なお、本実施の形態では、サブエアバッグ装置60の前後方向の長さを、座席シート10の前後方向の長さと程同じものとしたが、これに限らず、これより長くても、また、乗員Pの前後方向の移動に対応できる程度の長さがあれば、短くてもよい。
さらに、本実施の形態において、制御部110は、本願の衝突予測手段、展開制御手段を構成する。

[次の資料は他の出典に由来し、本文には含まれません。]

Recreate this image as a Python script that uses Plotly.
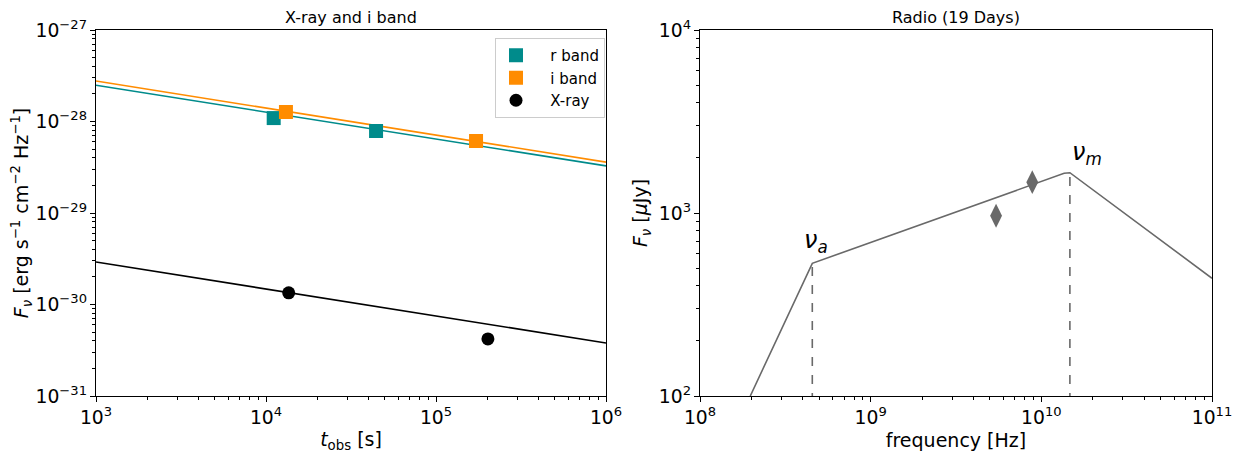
import plotly.graph_objects as go

# ---- data: left panel (X-ray and optical light curves) ----
r_t = [1.11e4, 4.44e4]
r_f = [1.09e-28, 7.87e-29]
i_t = [1.31e4, 1.72e5]
i_f = [1.27e-28, 6.12e-29]
x_t = [1.36e4, 2.02e5]
x_f = [1.34e-30, 4.2e-31]

fit_t = [1e3, 1e6]
r_fit = [2.49e-28, 3.27e-29]
i_fit = [2.77e-28, 3.60e-29]
x_fit = [2.91e-30, 3.80e-31]

# ---- data: right panel (radio SED at 19 days) ----
sed_nu = [1.97e8, 4.15e8, 4.55e8, 1.36e10, 1.47e10, 1e11]
sed_f = [100, 449, 531, 1648, 1660, 440]
obs_nu = [5.43e9, 8.85e9]
obs_f = [966, 1473]
nu_a, f_a = 4.55e8, 531
nu_m, f_m = 1.47e10, 1660

TEAL = "#008B8B"
ORANGE = "#FF8C00"
GRAY = "#696969"
FONT = "DejaVu Sans"
PAD = "\u00a0\u00a0\u00a0"

fig = go.Figure()

# left panel
fig.add_trace(go.Scatter(x=fit_t, y=r_fit, mode="lines", line=dict(color=TEAL, width=1.6),
                         showlegend=False, xaxis="x", yaxis="y"))
fig.add_trace(go.Scatter(x=fit_t, y=i_fit, mode="lines", line=dict(color=ORANGE, width=1.6),
                         showlegend=False, xaxis="x", yaxis="y"))
fig.add_trace(go.Scatter(x=fit_t, y=x_fit, mode="lines", line=dict(color="black", width=1.6),
                         showlegend=False, xaxis="x", yaxis="y"))
fig.add_trace(go.Scatter(x=r_t, y=r_f, mode="markers", name=PAD + "r band",
                         marker=dict(symbol="square", size=14, color=TEAL), xaxis="x", yaxis="y"))
fig.add_trace(go.Scatter(x=i_t, y=i_f, mode="markers", name=PAD + "i band",
                         marker=dict(symbol="square", size=14, color=ORANGE), xaxis="x", yaxis="y"))
fig.add_trace(go.Scatter(x=x_t, y=x_f, mode="markers", name=PAD + "X-ray",
                         marker=dict(symbol="circle", size=13, color="black"), xaxis="x", yaxis="y"))

# right panel
fig.add_trace(go.Scatter(x=sed_nu, y=sed_f, mode="lines", line=dict(color=GRAY, width=1.6),
                         showlegend=False, xaxis="x2", yaxis="y2"))
fig.add_trace(go.Scatter(x=[nu_a, nu_a], y=[1, f_a], mode="lines",
                         line=dict(color=GRAY, width=1.6, dash="dash"),
                         showlegend=False, xaxis="x2", yaxis="y2"))
fig.add_trace(go.Scatter(x=[nu_m, nu_m], y=[1, f_m], mode="lines",
                         line=dict(color=GRAY, width=1.6, dash="dash"),
                         showlegend=False, xaxis="x2", yaxis="y2"))
fig.add_trace(go.Scatter(x=obs_nu, y=obs_f, mode="markers",
                         marker=dict(symbol="diamond-tall", size=17, color=GRAY),
                         showlegend=False, xaxis="x2", yaxis="y2"))

# page body has an 8px margin; figure coordinates are page coordinates minus 8
OFF = 8
W, H = 1242 - OFF, 453 - OFF
L1, R1 = 96 - OFF, 606 - OFF
L2, R2 = 700 - OFF, 1212 - OFF
TOP, BOT = 30 - OFF, 396 - OFF

axcommon = dict(type="log", showgrid=False, zeroline=False, showline=True, linecolor="black",
                linewidth=1, mirror=True, ticks="outside", ticklen=5, tickcolor="black",
                automargin=False,
                exponentformat="power", tickfont=dict(size=15, color="black", family=FONT),
                minor=dict(ticks="outside", ticklen=3, tickcolor="black", showgrid=False, dtick="D1"))

fig.update_layout(
    width=W, height=H,
    margin=dict(l=0, r=0, t=TOP, b=H - BOT, autoexpand=False),
    plot_bgcolor="white", paper_bgcolor="white",
    font=dict(family=FONT, color="black"),
    xaxis=dict(axcommon, domain=[L1 / W, R1 / W], range=[3, 6], dtick=1, anchor="y",
               title=dict(text="<i>t</i><sub>obs</sub> [s]", font=dict(size=19), standoff=6)),
    yaxis=dict(axcommon, domain=[0, 1], range=[-31, -27], dtick=1, anchor="x",
               title=dict(text="<i>F</i><sub><i>ν</i></sub> [erg s<sup>−1</sup> cm<sup>−2</sup> Hz<sup>−1</sup>]",
                          font=dict(size=19), standoff=6)),
    xaxis2=dict(axcommon, domain=[L2 / W, R2 / W], range=[8, 11], dtick=1, anchor="y2",
                title=dict(text="frequency [Hz]", font=dict(size=19), standoff=6)),
    yaxis2=dict(axcommon, domain=[0, 1], range=[2, 4], dtick=1, anchor="x2",
                title=dict(text="<i>F</i><sub><i>ν</i></sub> [<i>μ</i>Jy]", font=dict(size=19), standoff=6)),
    legend=dict(x=(495 - OFF) / W, y=1 - (38 - 30) / (BOT - TOP), xanchor="left", yanchor="top",
                bgcolor="white", bordercolor="#cccccc", borderwidth=1,
                font=dict(size=15, family=FONT), itemsizing="trace", itemwidth=30),
    annotations=[
        dict(text="X-ray and i band", x=(L1 + R1) / 2 / W, y=1, xref="paper", yref="paper",
             xanchor="center", yanchor="bottom", showarrow=False, font=dict(size=16), yshift=1),
        dict(text="Radio (19 Days)", x=(L2 + R2) / 2 / W, y=1, xref="paper", yref="paper",
             xanchor="center", yanchor="bottom", showarrow=False, font=dict(size=16), yshift=1),
        dict(text="<i>ν</i><sub><i>a</i></sub>", x=8.658, y=2.725, xref="x2", yref="y2",
             xanchor="center", yanchor="bottom", showarrow=False, font=dict(size=24), xshift=4, yshift=4),
        dict(text="<i>ν</i><sub><i>m</i></sub>", x=10.167, y=3.22, xref="x2", yref="y2",
             xanchor="center", yanchor="bottom", showarrow=False, font=dict(size=24), xshift=17, yshift=2),
    ],
)

fig.write_html("out.html")
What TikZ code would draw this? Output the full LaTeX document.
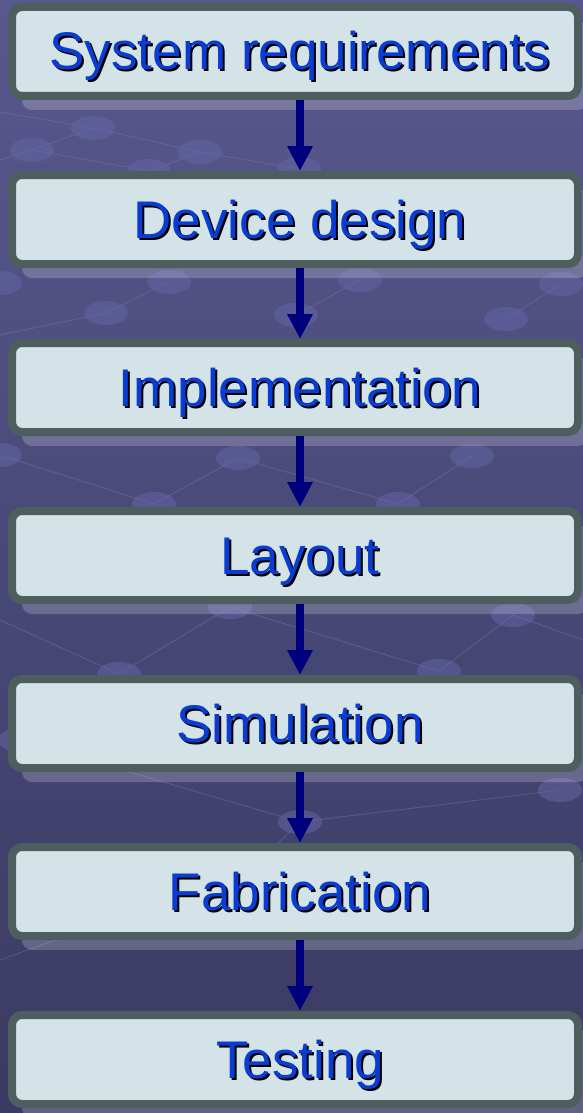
\documentclass[tikz,border=0pt]{standalone}
\usepackage{fontspec}
\setmainfont{Liberation Sans}
\usetikzlibrary{arrows.meta,shadows}

\definecolor{bgtop}{HTML}{58588F}
\definecolor{bgbottom}{HTML}{3A3A62}
\definecolor{boxfill}{HTML}{D3E3E7}
\definecolor{boxedge}{HTML}{4E5D5D}
\definecolor{stagetext}{HTML}{0B3CD2}
\definecolor{arrowblue}{HTML}{00007E}
\definecolor{dotblue}{HTML}{6464A4}
\definecolor{netline}{HTML}{7C7CB6}

% blue text with a small black drop shadow
\newcommand{\shadowed}[1]{\hspace*{10pt}\rlap{\kern2pt\raisebox{-2pt}{\color{black}#1}}#1}

\begin{document}
\begin{tikzpicture}
            [
                x=1pt, y=-1pt,
                stage/.style={rectangle, rounded corners=10pt, draw=boxedge, line width=8pt, fill=boxfill,
                    minimum width=566pt, minimum height=89pt, inner sep=0pt, text height=41pt, text depth=4pt,
                    text=stagetext, font=\fontsize{53}{60}\selectfont,
                    drop shadow={shadow xshift=10pt, shadow yshift=-14pt, fill=white, opacity=0.2}},
                flow/.style={-{Triangle[width=24pt,length=25pt]}, line width=8pt, draw=arrowblue},
                dot/.style={fill=dotblue, opacity=0.55},
                net/.style={draw=netline, line width=1pt, opacity=0.35}
            ]
            \clip (0,0) rectangle (583,1113);
            % background
            \fill[top color=bgtop, bottom color=bgbottom] (0,0) rectangle (583,1113);
            \draw[net] (0,112) -- (93,128) -- (200,152) -- (299,169);
            \draw[net] (0,160) -- (32,150) -- (93,128);
            \draw[net] (32,150) -- (149,171) -- (200,152);
            \draw[net] (169,282) -- (106,313) -- (0,335);
            \draw[net] (360,280) -- (296,315);
            \draw[net] (561,284) -- (506,319);
            \draw[net] (0,455) -- (154,504) -- (238,458) -- (398,504) -- (472,456);
            \draw[net] (0,620) -- (119,674) -- (230,607) -- (439,671) -- (513,615) -- (583,640);
            \draw[net] (0,960) -- (250,870) -- (300,822) -- (560,790);
            \draw[net] (20,740) -- (300,822);
            \foreach \p in {(93,128),(32,150),(200,152),(149,171),(299,169),(0,283),(169,282),(360,280),
                            (561,284),(106,313),(296,315),(506,319),(0,455),(238,458),(472,456),(154,504),
                            (398,504),(230,607),(513,615),(119,674),(439,671),(300,822),(560,790),(20,740),
                            (250,870)}
                \fill[dot] \p ellipse (22 and 12);
            % stages
            \node[stage] (sysreq) at (295,51.5) {\shadowed{System requirements}};
            \node[stage] (devdesign) at (295,219.5) {\shadowed{Device design}};
            \node[stage] (impl) at (295,387.5) {\shadowed{Implementation}};
            \node[stage] (layout) at (295,555.5) {\shadowed{Layout}};
            \node[stage] (sim) at (295,723.5) {\shadowed{Simulation}};
            \node[stage] (fab) at (295,891.5) {\shadowed{Fabrication}};
            \node[stage] (test) at (295,1059.5) {\shadowed{Testing}};
            % arrows
            \draw[flow] ([xshift=5pt]sysreq.south) -- ([xshift=5pt]devdesign.north);
            \draw[flow] ([xshift=5pt]devdesign.south) -- ([xshift=5pt]impl.north);
            \draw[flow] ([xshift=5pt]impl.south) -- ([xshift=5pt]layout.north);
            \draw[flow] ([xshift=5pt]layout.south) -- ([xshift=5pt]sim.north);
            \draw[flow] ([xshift=5pt]sim.south) -- ([xshift=5pt]fab.north);
            \draw[flow] ([xshift=5pt]fab.south) -- ([xshift=5pt]test.north);
        \end{tikzpicture}
\end{document}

さらに、本実施の形態において、右サブエアバッグ装置60Rのエアバッグ袋体は、本願の右腕用サブエアバッグを構成する。また、本実施の形態において、左サブエアバッグ装置60Lのエアバッグ袋体は、本願の左腕用サブエアバッグを構成する。
Claims (3)
- 車両の衝突を予測する衝突予測手段と、
前記衝突予測手段により車両の衝突が予測されると、車両の前方から乗員に向かって展開するメインエアバッグと、
乗員の状態を検知する乗員状態検知装置と、
乗員の上方から下方に向かって展開するサブエアバッグと、
前記サブエアバッグの展開位置を可動させる展開位置可動装置と、
前記衝突予測手段により車両の衝突が予測された際に、前記乗員状態検知装置により検知された乗員の状態に基づいて、前記展開位置可動装置に前記サブエアバッグの展開位置を可動させ、前記サブエアバッグを展開させてから、前記メインエアバッグを展開させる展開制御手段と、
を備え、
前記乗員状態検知装置は、乗員の腕の位置を検知し、
前記展開制御手段は、前記展開位置可動装置に対して、前記乗員状態検知装置により検知された乗員の腕の位置の上方に前記サブエアバッグを可動させ、前記サブエアバッグを展開させ、
前記サブエアバッグは、右腕用サブエアバッグと、左腕用サブエアバッグと、を有し、
前記展開位置可動装置は、前記右腕用サブエアバッグの展開位置、および、前記左腕用サブエアバッグの展開位置を、それぞれ独立して可動可能であり、
前記展開制御手段は、前記乗員状態検知装置により検知された乗員の腕の位置に応じて、前記展開位置可動装置の可動、および、前記サブエアバッグの展開を制御させる、
ことを特徴とする車両の乗員保護装置。 - 車両の衝突を予測する衝突予測手段と、
前記衝突予測手段により車両の衝突が予測されると、車両の前方から乗員に向かって展開するメインエアバッグと、
乗員の状態を検知する乗員状態検知装置と、
乗員の上方から下方に向かって展開するサブエアバッグと、
前記サブエアバッグの展開位置を可動させる展開位置可動装置と、
前記衝突予測手段により車両の衝突が予測された際に、前記乗員状態検知装置により検知された乗員の状態に基づいて、前記展開位置可動装置に前記サブエアバッグの展開位置を可動させ、前記サブエアバッグを展開させてから、前記メインエアバッグを展開させる展開制御手段と、
を備え、
前記乗員状態検知装置は、乗員の腕の位置を検知し、
前記展開制御手段は、前記展開位置可動装置に対して、前記乗員状態検知装置により検知された乗員の腕の位置に向かって前記サブエアバッグが展開するように展開方向を可動させる、
ことを特徴とする車両の乗員保護装置。 - 前記展開制御手段は、前記乗員状態検知装置により検知された乗員の腕の位置が、前記メインエアバッグと、乗員の上体と、の間にある場合に限って、前記サブエアバッグを展開させる、
ことを特徴とする請求項1または請求項2に記載の車両の乗員保護装置。